Dad let go of his shirt. His feet pushed the pedals and he held the handle bar steady. He rode all by himself, leaning on no one for balance.
Dad pumped his fists triumphantly in the air. I tried to laugh, but was running so hard to keep up, that I choked on the air and just coughed instead.
We celebrated the milestone all night, with calls to both sets of grandparents. Sammy went to bed proud, strong and confident.
I went to bed with a tinge of panic.
Sammy, you see, is constantly wiggling one of his baby teeth, insisting it's loose. Someday, too soon, it will fall out. He'll put it under his pillow and fall asleep waiting for the tooth fairy.
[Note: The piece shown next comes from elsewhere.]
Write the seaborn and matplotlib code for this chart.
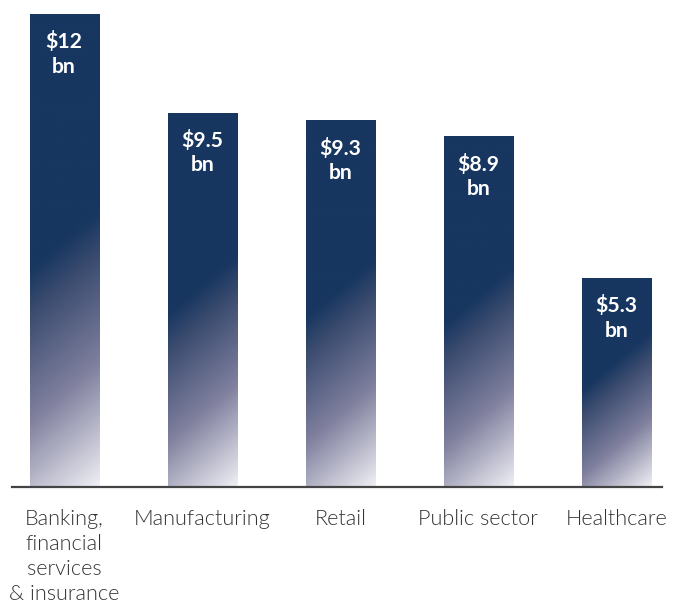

And my baby will not be a baby anymore.
Then, who will I be?
Sure, I'll still be a mother. But not the kind that wipes noses, ties shoes and puts Band-aids on mosquito bites because, to a 6-year-old, Band-aids cure all.
I'll be a mother to a first-grader and then a second-grader and then a third-grader who doesn't need Band-aids at all. In the blink of an eye, I'll be mother to another teenager (my 12-year-old stepson Taylor is so already there.) I won't be tucking anyone in. Instead I'll be having talks about drugs and alcohol and how Sammy's eyes are going to get stuck in the back of the head if he keeps rolling them like that.
Go ahead. Call me overly dramatic - everyone else does. But for the last six years, I've built an identity around mothering this white ball of skin and appendages. Now, that white, wiggly ball can ride a bike. Soon, it will lose its first tooth.
Then what? School trips, size 12 shorts, trophies, girlfriends, college, grandkids. OK, so maybe I'm getting ahead of myself.
But you have to understand this bike-riding thing. It had been my motherly mission to get Sammy riding for the last two summers. I held up Taylor for the first time on two wheels when he was 5. Sammy's cousins learned when they were 4. Why was my little guy - 5 and then 6 - having so much trouble? The possibility that it was all my fault nagged in the back of my brain.
"You're pushing too hard," I would tell myself.
"You're not pushing hard enough."
I'd come home from work too tired to run along beside him. And when Sammy said he never wanted to learn - ever - I was too tired to convince him otherwise.
Then, last night, we took the training wheels off of Sammy's bigger bike. The small bike was too hard to steer, we reasoned, even if the big bike meant a longer fall to the pavement.
Suddenly, Sammy was a bike rider. My baby boy was just a boy. Sammy made the "milestone" phone calls that map a child's growth. He will make another when that darned tooth falls out.
But, really, I have to keep it all in perspective.
Every time Sammy does something to remind me just how big he's getting, he does something else to secure my role as a doting mother.
Recently, as my husband and I piddled in the yard, Sammy opened the patio door and looked over the high porch. Then he yelled - loud enough for all the neighbors piddling in their yards to hear: "Mom! My my butt itches."
Yeah, I thought, climbing the porch stairs. He still needs me.